Combining genetic and linearized algorithms for a two-step joint inversion of Rayleigh wave dispersion andH/Vspectral ratio curves

Abstract

SUMMARY The joint inversion of Rayleigh wave dispersion and H/V curves from environmental noise measurements allows the retrieval of S-wave velocity profiles for the shallow subsoil. For this purpose, genetic and linearized algorithm have been combined in a two-step inversion procedure, that allows the principal drawbacks typical of the application of each algorithm separately to be overcome. In the first step, a genetic algorithm procedure is used to constrain the subvolume of the parameter space where the absolute minimum of the misfit function is located.
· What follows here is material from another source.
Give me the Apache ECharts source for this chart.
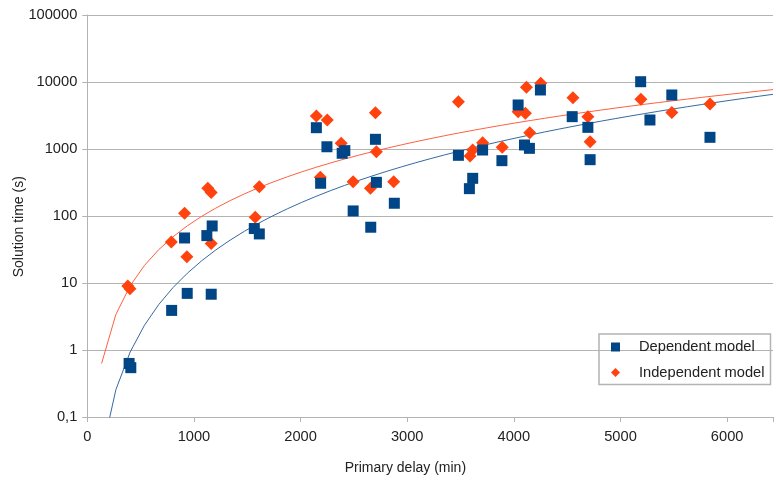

In the second step, a linearized inversion algorithm, having as an initial guess the minimum misfit model deduced from the first step, is applied to force the inversion towards the optimal solution. To evaluate the feasibility and effectiveness of this approach, seismic noise recordings at a test site in the Po river valley (North Italy) have been analysed. Here, detailed geophysical and geological information is available along with earthquake recordings, which allow a well constrained definition of both the local shear wave profile and transfer function. Comparisons between theoretical and experimental S-wave velocity profiles and, above all, between the theoretical and experimental site response functions shows that this combination of inversion procedures can very efficiently to manage the extreme non-linearity of the problem.